Огнезор зажал уши, пытаясь спастись от этих звуков. Не в силах двинуться, зажмурил он глаза, все глубже проваливаясь в безумие того ужаса, что творился здесь… Что он сам творил каким-то дьявольским образом.
«У вас уж и забыли давно про то, как совершенный дар приходит. Страшно это. Очень»…
«Сорвешься ты скоро…»
«Боги, боги, неужели это я?» — панически забилась в его затянутом темной мглой разуме единственная осознанная мысль. И паника эта вдруг вышла наружу, развернулась мощной волной, накрывая и без того обезумевших от ужаса людей, заставляя их бежать наугад, ничего не видя вокруг, сбивая и калеча друг друга — пока смерть не настигала вновь и вновь…
Но он уже не знал этого…
Не видел, как вдруг утихло все разом после шестого круга, выщербившего стены утесов, оставившего глубокие борозды и развороченные сосны у самого края поляны. Как улеглась спокойно земля на тропе у самых Ишиных ног, повинуясь ее невидящему взгляду. Как застыла, тяжело дыша, после чьей-то пощечины Лая, отчаянно до сих пор рвущаяся из рук двух ахарских воинов. Как воцарилась вокруг тишина, ибо не осталось больше никого живого…
И как собственное его тело безжизненно осело на единственном уцелевшем островке снега среди развороченной черной проплешины…
Огнезор не мог видеть этого, ибо больше не помнил, не сознавал себя. Последние остатки его воли, его рассудка уходили на слепое барахтанье, попытку не захлебнуться, выплыть из липкой, затягивающей тьмы, уже не понимая зачем…
Затем дневной свет жестоко резанул по глазам, морозный воздух разорвал легкие, страх и усталость, тошнота и холод нахлынули с новой силой, воскрешая остатки разума, возвращая к сознанию.
Он съежился, инстинктивно пытаясь спрятаться от привычных, но возросших до болезненности ощущений — гула чужих эмоций, предчувствий, чьего-то присутствия.
И — да — мысленных призраков.
Проклятых, въевшихся в развороченную грязь теней, оставленных мертвецами.

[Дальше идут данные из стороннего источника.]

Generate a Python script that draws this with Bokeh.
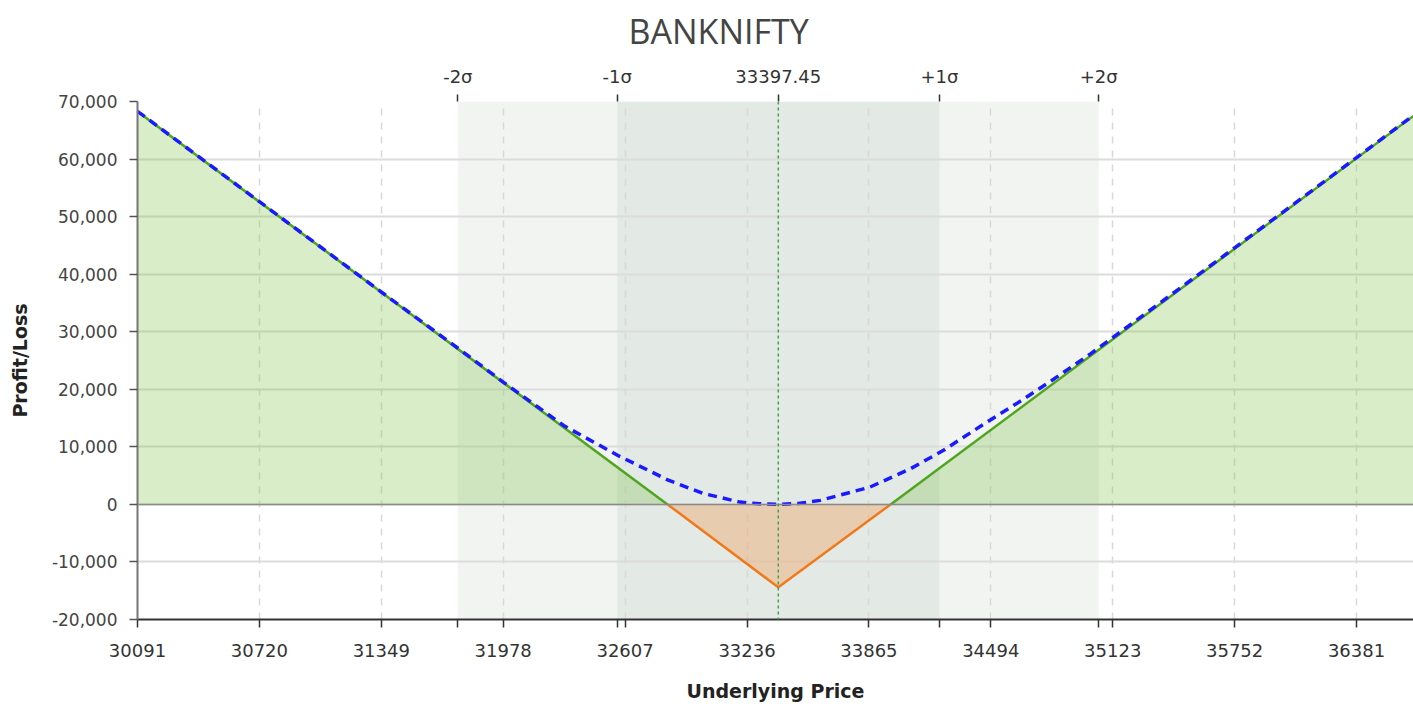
from bokeh.plotting import figure
from bokeh.models import LinearAxis, FixedTicker, BoxAnnotation, Span, Range1d, NumeralTickFormatter
from bokeh.embed import file_html
from bokeh.resources import INLINE

# ---------------- data ----------------
title_text = "BANKNIFTY"
x_label = "Underlying Price"
y_label = "Profit/Loss"

x_ticks = [30091, 30720, 31349, 31978, 32607, 33236, 33865, 34494, 35123, 35752, 36381]
y_ticks = [-20000, -10000, 0, 10000, 20000, 30000, 40000, 50000, 60000, 70000]
x_start, x_end = 30091, 36675
y_start, y_end = -20000, 70000

spot = 33397.45
sigma_prices = [31744, 32566, 33397.45, 34229, 35051]
sigma_labels = ["-2σ", "-1σ", "33397.45", "+1σ", "+2σ"]
band2 = [31744, 35051]   # +-2 sigma
band1 = [32566, 34229]   # +-1 sigma

# payoff at expiry
profit_left_x = [30091, 32826]
profit_left_y = [68250, 0]
loss_x = [32826, 33397.45, 33977]
loss_y = [0, -14400, 0]
profit_right_x = [33977, 36675]
profit_right_y = [0, 67500]

# payoff today (T+0)
t0_x = [30091, 30720, 31349, 31750, 31980, 32290, 32570, 32830, 33010, 33200, 33300,
        33397, 33500, 33615, 33870, 34080, 34250, 34460, 34650, 34820, 35010, 35205,
        35500, 36000, 36381, 36675]
t0_y = [68300, 52600, 36900, 27000, 21200, 13700, 8500, 4200, 1900, 400, 100,
        0, 150, 700, 3000, 6200, 9400, 14000, 18000, 21800, 26200, 31000,
        38300, 50750, 60250, 67600]

# ---------------- figure ----------------
p = figure(width=1413, height=704, output_backend="svg", toolbar_location=None,
           x_range=Range1d(x_start, x_end), y_range=Range1d(y_start, y_end),
           min_border_left=137, min_border_right=0, min_border_top=101, min_border_bottom=84,
           background_fill_color="white", border_fill_color="white")
p.outline_line_color = None

p.title.text = title_text
p.title.align = "left"
p.title.offset = 491
p.title.vertical_align = "top"
p.title.standoff = 14
p.title.text_line_height = 0.7
p.title.text_font = "Open Sans"
p.title.text_font_size = "34px"
p.title.text_font_style = "normal"
p.title.text_color = "#444444"

# sigma bands
p.add_layout(BoxAnnotation(left=band2[0], right=band2[1], fill_color="#f2f4f2", fill_alpha=1.0,
                           line_color=None, level="image"))
p.add_layout(BoxAnnotation(left=band1[0], right=band1[1], fill_color="#e3e9e5", fill_alpha=1.0,
                           line_color=None, level="image"))

# grids
p.ygrid.ticker = FixedTicker(ticks=y_ticks)
p.ygrid.grid_line_color = "#dcdcdc"
p.ygrid.grid_line_width = 2
p.xgrid.ticker = FixedTicker(ticks=x_ticks[1:])
p.xgrid.grid_line_color = "#d8d8d8"
p.xgrid.grid_line_width = 1.5
p.xgrid.grid_line_dash = "7 7"

# fills
green_fill = "#7dc34a"
orange_fill = "#f0a060"
p.varea(x=profit_left_x, y1=0, y2=profit_left_y, fill_color=green_fill, fill_alpha=0.3)
p.varea(x=profit_right_x, y1=0, y2=profit_right_y, fill_color=green_fill, fill_alpha=0.3)
p.varea(x=loss_x, y1=loss_y, y2=0, fill_color=orange_fill, fill_alpha=0.4)

p.add_layout(Span(location=0, dimension="width", line_color="#8a8a8a", line_width=1.5))

# lines
green_line = "#4fa61e"
orange_line = "#f07a1a"
p.line(profit_left_x, profit_left_y, line_color=green_line, line_width=2.5)
p.line(profit_right_x, profit_right_y, line_color=green_line, line_width=2.5)
p.line(loss_x, loss_y, line_color=orange_line, line_width=2.5)
p.line(t0_x, t0_y, line_color="#1a1aff", line_width=3.5, line_dash="9 6")

p.add_layout(Span(location=spot, dimension="height", line_color="#3fa34d",
                  line_dash="3 3", line_width=1.5))

# axes
tick_font = "DejaVu Sans"
xa = p.xaxis[0]
xa.ticker = FixedTicker(ticks=sorted(x_ticks + [sigma_prices[0], sigma_prices[1], sigma_prices[3], sigma_prices[4]]))
xa.major_label_overrides = {sigma_prices[0]: "", sigma_prices[1]: "", sigma_prices[3]: "", sigma_prices[4]: ""}
xa.axis_label = x_label
xa.axis_line_color = "#333333"
xa.axis_line_width = 2
xa.major_tick_in = 0
xa.major_tick_out = 8
xa.major_tick_line_color = "#333333"
xa.major_tick_line_width = 1.5
xa.minor_tick_line_color = None
xa.major_label_text_font = tick_font
xa.major_label_text_font_size = "18px"
xa.major_label_text_color = "#333333"
xa.major_label_standoff = 16
xa.axis_label_text_font = tick_font
xa.axis_label_text_font_size = "19px"
xa.axis_label_text_font_style = "bold"
xa.axis_label_text_color = "#222222"
xa.axis_label_standoff = 20

ya = p.yaxis[0]
ya.ticker = FixedTicker(ticks=y_ticks)
ya.formatter = NumeralTickFormatter(format="0,0")
ya.axis_label = y_label
ya.axis_line_color = "#777777"
ya.axis_line_width = 2
ya.major_tick_in = 0
ya.major_tick_out = 8
ya.major_tick_line_color = "#555555"
ya.major_tick_line_width = 1.5
ya.minor_tick_line_color = None
ya.major_label_text_font = tick_font
ya.major_label_text_font_size = "17px"
ya.major_label_text_color = "#444444"
ya.major_label_standoff = 12
ya.axis_label_text_font = tick_font
ya.axis_label_text_font_size = "19px"
ya.axis_label_text_font_style = "bold"
ya.axis_label_text_color = "#222222"
ya.axis_label_standoff = 18

top = LinearAxis(ticker=FixedTicker(ticks=sigma_prices),
                 major_label_overrides={v: s for v, s in zip(sigma_prices, sigma_labels)})
top.axis_line_color = None
top.major_tick_in = 0
top.major_tick_out = 7
top.major_tick_line_color = "#333333"
top.major_tick_line_width = 1.5
top.minor_tick_line_color = None
top.major_label_text_font = tick_font
top.major_label_text_font_size = "18px"
top.major_label_text_color = "#333333"
top.major_label_standoff = 8
p.add_layout(top, "above")

open("out.html", "w").write(file_html(p, INLINE))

Эха боли, страха и воплей.
Его собственного безумного лица, отраженного в дюжинах ракурсов…
Это все чуть было вновь не толкнуло Огнезора за пределы рассудка.
Но он выдержал.
Ощущения вспыхнули и, повинуясь приказу хозяина, послушно стали затухать, оставляя лишь скупое, ненавязчивое тление.
Огромным усилием мастер заставил себя подняться. Осмотрелся, не сдержав пораженного стона, перешедшего в истеричный смешок, но резко оборвал его — нахмурился, словно прислушиваясь.
Затем медленно, очень медленно Огнезор обернулся, поднял взгляд к одному из скалистых уступов.
— Выходи… Я знаю… что ты там.
Слова вырывались хрипло, с усилием раздирая горло. Из раны, кажется, шла кровь. Спина немела.